Выбрать главу

Психический склад Андерсена был другой предпосылкой для создания сказок. Уже одна его необузданная фантазия делала сказочную форму более естественной для него, чем роман или драму. В этих двух жанрах необходимо учитывать реальное правдоподобие событий. Но в сказках может происходить очень многое, неправдоподобное становиться правдоподобным; здесь есть своя логика событий, но больше простора для фантазии.

К этому добавляется то, что писатель от рождения был наделен впечатлительностью, которая заставляла его воспринимать окружение гораздо интенсивнее, чем других. Он был как бы пленником того, что видел, и среди явлений окружающего мира забывал про себя. Животные, большие и маленькие, становились для него думающими, рассуждающими личностями, и даже так называемые неживые предметы получали индивидуальную жизнь. В 1843 году он писал Ингеману: «У меня масса материала [для сказок], больше, чем для любого другого вида творчества; иногда мне кажется, будто каждый забор, каждый маленький цветок говорит: „Взгляни на меня, и тебе откроется история всей моей жизни!“ И стоит мне так сделать, как у меня готов рассказ о любом из них!» Совершенно естественно, что животные, цветы или игрушки в сказках представляют собой живые индивидуальности, ведь такими он воспринимал их в действительности. Когда он сочинял, наблюдения природы сочетались с человеческим опытом, и в результате получались животные, насекомые, растения и предметы — с человеческими чертами. Навозный жук только снаружи навозный жук, внутри он человек.

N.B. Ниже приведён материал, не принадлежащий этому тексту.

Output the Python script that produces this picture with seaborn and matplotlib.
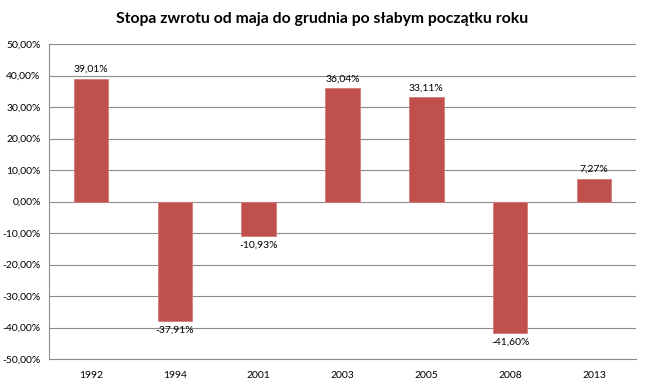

Однако не меньшее значение имело душевное богатство Андерсена. Он сохранил детскую непосредственность в реакциях и детскую близость с окружающим миром (многим детям вещи кажутся живыми существами) — в то же время он обладал здравомыслием взрослого. Именно эта двойственность разума помогла ему писать сразу и для детей и для взрослых. Он был на «ты» с оловянным солдатиком так же легко, как любой ребенок, а его жизненный опыт обогатил бы любого взрослого.

И наконец, третья предпосылка: своеобразие, или, если угодно, ограниченность его писательского дарования. Как уже говорилось, Андерсену трудно давались крупные композиции или более подробное и многостороннее описание характеров. Его сила была в коротком эскизе человека, изысканных репликах, быстром наброске ситуации. Сказка словно создана для его таланта к малым формам. Жанр не допускал многословия и в то же время предоставлял свободу, и писатель мог как угодно использовать свои бесчисленные разбросанные наблюдения природы и людей или в виде небольшой типажной зарисовки, или брошенного мимоходом замечания от собственного имени. Он мог непринужденно перескакивать из мира животных в мир людей, от рассказа для детей в рассуждения для взрослых, от серьезности к шутке, и наоборот.

Таким образом, сказка стала самым непосредственным выражением его экспансивного и капризного темперамента. Здесь он чувствовал себя на месте в поэтическом смысле, и, возможно, этим объясняется тот странный факт, что в сказках он так усиленно заботился о форме. В них нельзя найти случайности или небрежности, которые часто отмечают его лирику и пьесы. И в то время, как он, по замечаниям театральных цензоров, неоднократно переделывал свои пьесы, никто не мог бы подсказать ему, как нужно писать сказки. Это он знал сам. Он шлифовал язык и обуздывал фантазию. В самых сверхъестественных событиях всегда есть строгая мера и четкая последовательность. Насколько безжалостен он был к себе, видно по сохранившемуся первому черновику «Пастушки и трубочиста». Фантазия в нем переходит все границы; но Андерсен уверенным инстинктом несколько приглушил рассказ. И он стал совершенным. Не осталось ни одной невзвешенной фразы. Ни одной сказки Андерсен не посылал в печать, не убедившись, что ее невозможно сделать лучше.

Глубина восприятия и точность выражения — отличительные признаки его сказок.

Личность

«Сказка моей жизни»

Всю жизнь Андерсен был невероятно поглощен собой. Это случается со многими людьми, в том числе и с творческими личностями, которые считают себя необыкновенными и хотели бы, чтобы окружающие принимали их с восторгом. Но жизнь Андерсена сложилась так, что должна была довести самоуглубленность до крайности. Его особый дар и необычный характер, которые еще в детстве изолировали его от товарищей, а также неизбежные трудности в приспособлении к классу буржуазии, куда он первоначально не относился, вынуждали его к беспрестанным размышлениям о себе и своих отношениях с окружающим миром. Прямодушная общительность не давала ему покоя, пока он не посвящал других людей в свои наблюдения по этому поводу, и он использовал любую возможность, чтобы устно или письменно рассказать о своем удивительном жизненном пути, который, по его мнению, объяснял, почему он такой, как он есть.